SOYBEANS From a technical point of view the November contract looks more bullish on both its secondary (intermediate-term) weekly and minor (short-term) daily charts. The contract moved to a new 4-week high of $9.97 3/4 Thursday, seemingly rejoining its secondary uptrend on what could be considered a seasonal move. Soybeans, both futures and cash tend to rally through early December. The contract's minor uptrend also strengthened, resulting in an immediate test of short-term resistance at $9.99. If/when the contract moves beyond this mark, the next target (technically) is $10.17. It will be interesting to see if commercial traders continue to buy Friday, or if Thursday shopping spree took care of this group's interest for the week.

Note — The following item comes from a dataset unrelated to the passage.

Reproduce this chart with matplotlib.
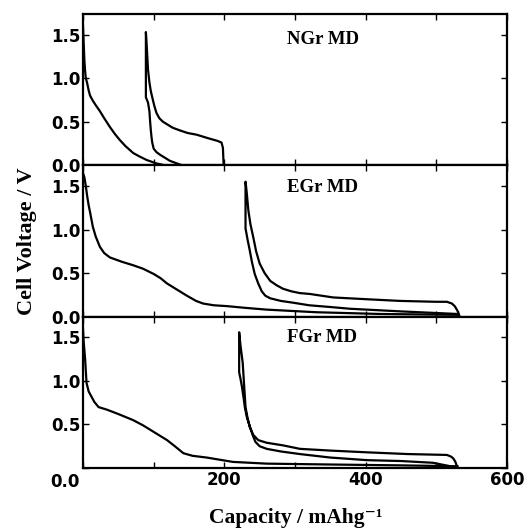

WHEAT The wheat complex was mixed early Friday with Minneapolis spring wheat higher while winter markets were struggling to stay at unchanged. Thursday's USDA reports did wheat market bulls no favors as domestic and world ending stocks projections were raised, again. Meanwhile, the minor (short-term) trends for both Chicago and Kansas City December wheat remain down. The Chicago contract is slowly sneaking in on its low of $4.22 1/2, creeping to $4.28 during Thursday's sell-off. However, both contracts are technically oversold meaning buyers could be hiding just around the next dark corner.